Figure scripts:
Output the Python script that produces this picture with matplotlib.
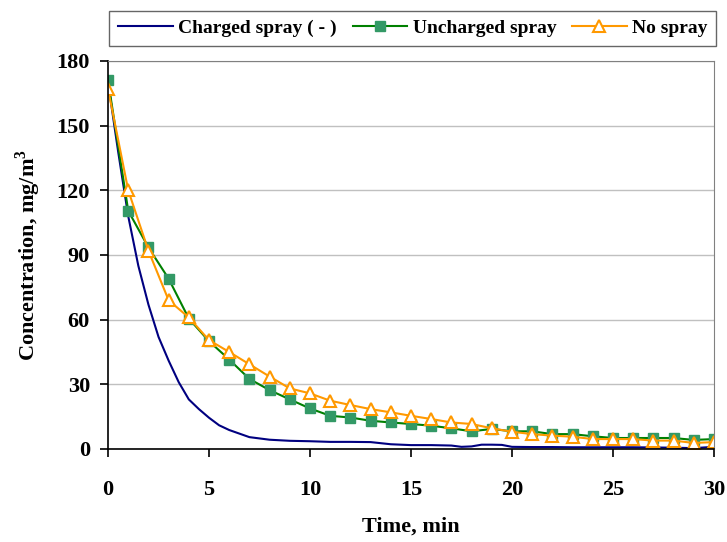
import matplotlib.pyplot as plt
import numpy as np

plt.rcParams['font.family'] = ['Liberation Serif', 'DejaVu Serif']
plt.rcParams['font.weight'] = 'bold'
plt.rcParams['mathtext.fontset'] = 'custom'
plt.rcParams['mathtext.rm'] = 'Liberation Serif'
plt.rcParams['mathtext.bf'] = 'Liberation Serif:bold'

# charged spray (no markers, finer sampling at the start)
t_charged = [0, 0.5, 1, 1.5, 2, 2.5, 3, 3.5, 4, 4.5, 5, 5.5, 6, 7, 8, 9, 10, 11, 12, 13,
             14, 15, 16, 17, 17.5, 18, 18.5, 19, 19.5, 20, 21, 22, 23, 24, 25, 26, 27, 28, 29, 30]
c_charged = [170, 138, 108, 85, 67, 52, 41, 31, 23, 18.5, 14.5, 11, 8.8, 5.5, 4.3, 3.8, 3.6, 3.3, 3.3, 3.2,
             2.2, 1.8, 1.8, 1.6, 1.0, 1.2, 2.0, 2.0, 1.9, 1.0, 0.9, 0.9, 0.8, 0.8, 0.8, 0.8, 0.7, 0.6, 0.4, 1.0]

t_min = list(range(0, 31))
c_uncharged = [171, 110.5, 93.5, 79, 60.5, 50, 41.5, 32.5, 27.3, 23, 18.8, 15.4, 14.6, 13.1, 12.3, 11.6,
               10.8, 9.6, 8.2, 9.3, 8.2, 8.2, 6.9, 6.9, 5.9, 5.1, 5.1, 5.1, 5.1, 4.2, 4.6]
c_nospray = [167, 120, 92, 69, 61, 50.5, 45, 39.3, 33.6, 28.1, 25.8, 22.4, 20.4, 18.5, 17, 15.4,
             13.9, 12.3, 11.6, 9.6, 8.0, 6.9, 6.2, 5.7, 4.6, 4.6, 4.6, 3.9, 3.9, 2.8, 3.2]

fig = plt.figure(figsize=(7.27, 5.42), dpi=100)
ax = fig.add_axes([0.1486, 0.1716, 0.8334, 0.7159])

ax.plot(t_charged, c_charged, color='#000080', lw=1.5, label='Charged spray ( - )')
ax.plot(t_min, c_uncharged, color='#008000', lw=1.5, marker='s', ms=7,
        mfc='#339966', mec='#339966', label='Uncharged spray')
ax.plot(t_min, c_nospray, color='#FF9900', lw=1.5, marker='^', ms=9,
        mfc='white', mec='#FF9900', mew=1.5, label='No spray')

ax.set_xlim(0, 30)
ax.set_ylim(0, 180)
ax.set_xticks(np.arange(0, 31, 5))
ax.set_yticks(np.arange(0, 181, 30))
ax.yaxis.grid(True, color='#c0c0c0', lw=1)
ax.set_axisbelow(True)
ax.tick_params(direction='out', length=6, width=1.2, labelsize=16)
ax.tick_params(axis='x', pad=16)
ax.tick_params(axis='y', pad=7)
for lab in ax.get_xticklabels() + ax.get_yticklabels():
    lab.set_fontweight('bold')
ax.spines['left'].set_linewidth(1.2)
ax.spines['bottom'].set_linewidth(1.2)
ax.spines['right'].set_color('#808080')
ax.spines['top'].set_color('#808080')

ax.set_xlabel('Time, min', fontsize=16, fontweight='bold', labelpad=12)
ax.set_ylabel(r'Concentration, mg/m$^{\mathbf{3}}$', fontsize=16, fontweight='bold', labelpad=10)

leg = fig.legend(loc='center', bbox_to_anchor=(0.568, 0.948),
                 ncol=3, frameon=True, fancybox=False, edgecolor='#404040',
                 handlelength=2.8, handletextpad=0.3, columnspacing=0.8, borderpad=0.45,
                 prop={'weight': 'bold', 'size': 14})
leg.get_frame().set_linewidth(1.0)

fig.savefig('out.png', dpi=100)
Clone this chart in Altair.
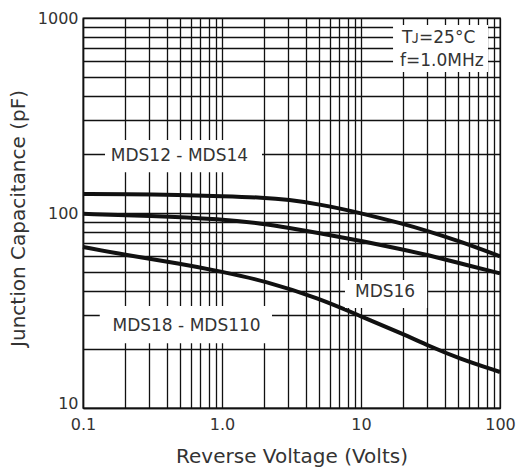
import altair as alt
import pandas as pd

# Curve data (Volts, pF)
volts_top = [0.1, 0.2, 0.5, 1, 2, 3, 5, 10, 20, 30, 50, 100]
cap_top = [125, 125, 124, 122, 120, 117, 111, 100, 88, 81, 72, 60]
volts_mid = [0.1, 0.3, 1, 2, 3, 5, 10, 20, 30, 50, 100]
cap_mid = [99, 97, 93, 88, 84, 79, 72, 65, 61, 55.5, 49]
volts_low = [0.1, 0.2, 0.5, 1, 2, 5, 10, 20, 30, 50, 100]
cap_low = [67, 61, 55, 50, 45, 36.5, 29.5, 24, 21, 18, 15.3]

x_grid = [0.1, 0.2, 0.3, 0.4, 0.5, 0.6, 0.7, 0.8, 0.9,
          1, 2, 3, 4, 5, 6, 7, 8, 9,
          10, 20, 30, 40, 50, 60, 70, 80, 90, 100]
y_grid = [10, 20, 30, 40, 50, 60, 70, 80, 90,
          100, 200, 300, 400, 500, 600, 700, 800, 900, 1000]

# Annotation labels (data coordinates)
label_text = ["MDS12 - MDS14", "MDS18 - MDS110", "MDS16"]
label_x = [0.494, 0.556, 14.9]
label_y = [195, 26.3, 39.4]
box_x1 = [0.144, 0.132, 7.67, 17.0]
box_x2 = [1.94, 2.29, 29.9, 82.0]
box_y1 = [162, 21.5, 32.6, 528]
box_y2 = [237, 33.3, 45.3, 920]
cond_text = ["T\u1d0a=25°C", "f=1.0MHz"]
cond_x = [19.7, 19.1]
cond_y = [789, 601]

curves = pd.concat([
    pd.DataFrame({"v": volts_top, "c": cap_top, "s": "MDS12 - MDS14"}),
    pd.DataFrame({"v": volts_mid, "c": cap_mid, "s": "MDS16"}),
    pd.DataFrame({"v": volts_low, "c": cap_low, "s": "MDS18 - MDS110"}),
])
labels = pd.DataFrame({"t": label_text, "x": label_x, "y": label_y})
boxes = pd.DataFrame({"x1": box_x1, "x2": box_x2, "y1": box_y1, "y2": box_y2})
conds = pd.DataFrame({"t": cond_text, "x": cond_x, "y": cond_y})

xs = alt.Scale(type="log", domain=[0.1, 100], nice=False)
ys = alt.Scale(type="log", domain=[10, 1000], nice=False)

x_label_expr = ("datum.value == 0.1 ? '0.1' : datum.value == 1 ? '1.0' : "
                "datum.value == 10 ? '10' : datum.value == 100 ? '100' : ''")
y_label_expr = ("datum.value == 10 ? '10' : datum.value == 100 ? '100' : "
                "datum.value == 1000 ? '1000' : ''")

x_axis = alt.Axis(
    values=x_grid, labelExpr=x_label_expr, title="Reverse Voltage (Volts)",
    labelPadding=8, labelFlush=False, titleY=54, titleBaseline="alphabetic")
y_axis = alt.Axis(
    values=y_grid, labelExpr=y_label_expr, title="Junction Capacitance (pF)",
    labelPadding=5, labelFlush=False, titleX=-59, titleY=200, titleBaseline="alphabetic",
    labelBaseline={"condition": {"test": "datum.value == 10", "value": "alphabetic"},
                   "value": "middle"})

lines = alt.Chart(curves).mark_line(
    color="#111", strokeWidth=4, interpolate="basis"
).encode(
    x=alt.X("v:Q", scale=xs, axis=x_axis),
    y=alt.Y("c:Q", scale=ys, axis=y_axis),
    detail="s:N",
)

rects = alt.Chart(boxes).mark_rect(fill="white").encode(
    x=alt.X("x1:Q", scale=xs, axis=x_axis), x2="x2:Q",
    y=alt.Y("y1:Q", scale=ys, axis=y_axis), y2="y2:Q",
)

texts = alt.Chart(labels).mark_text(
    font="DejaVu Sans", fontSize=17, color="#333", align="center", baseline="middle"
).encode(
    x=alt.X("x:Q", scale=xs, axis=x_axis),
    y=alt.Y("y:Q", scale=ys, axis=y_axis),
    text="t:N",
)

cond = alt.Chart(conds).mark_text(
    font="DejaVu Sans", fontSize=17, color="#333", align="left", baseline="middle"
).encode(
    x=alt.X("x:Q", scale=xs, axis=x_axis),
    y=alt.Y("y:Q", scale=ys, axis=y_axis),
    text="t:N",
)

chart = alt.layer(lines, rects, texts, cond).properties(
    width=417, height=390,
    padding={"left": 83, "top": 18, "right": 21, "bottom": 62},
    autosize=alt.AutoSizeParams(type="none"),
).configure_view(
    stroke="#111", strokeWidth=1.3
).configure_axis(
    domainColor="#111", domainWidth=1.5,
    grid=True, gridColor="#111", gridWidth=1.3, gridOpacity=1,
    ticks=False,
    labelFont="DejaVu Sans", labelFontSize=16, labelColor="#333",
    titleFont="DejaVu Sans", titleFontSize=20, titleFontWeight="normal", titleColor="#333",
)

chart.save("out.html", embed_options={"renderer": "svg", "actions": False})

• [Objective] Repeat the records above exactly, from the first line through the line containing "plt.rcParams['mathtext.bf'] = 'Liberation", and leave out the pictures.

• [Reply]
Output the Python script that produces this picture with matplotlib.
import matplotlib.pyplot as plt
import numpy as np

plt.rcParams['font.family'] = ['Liberation Serif', 'DejaVu Serif']
plt.rcParams['font.weight'] = 'bold'
plt.rcParams['mathtext.fontset'] = 'custom'
plt.rcParams['mathtext.rm'] = 'Liberation Serif'
plt.rcParams['mathtext.bf'] = 'Liberation Serif:bold'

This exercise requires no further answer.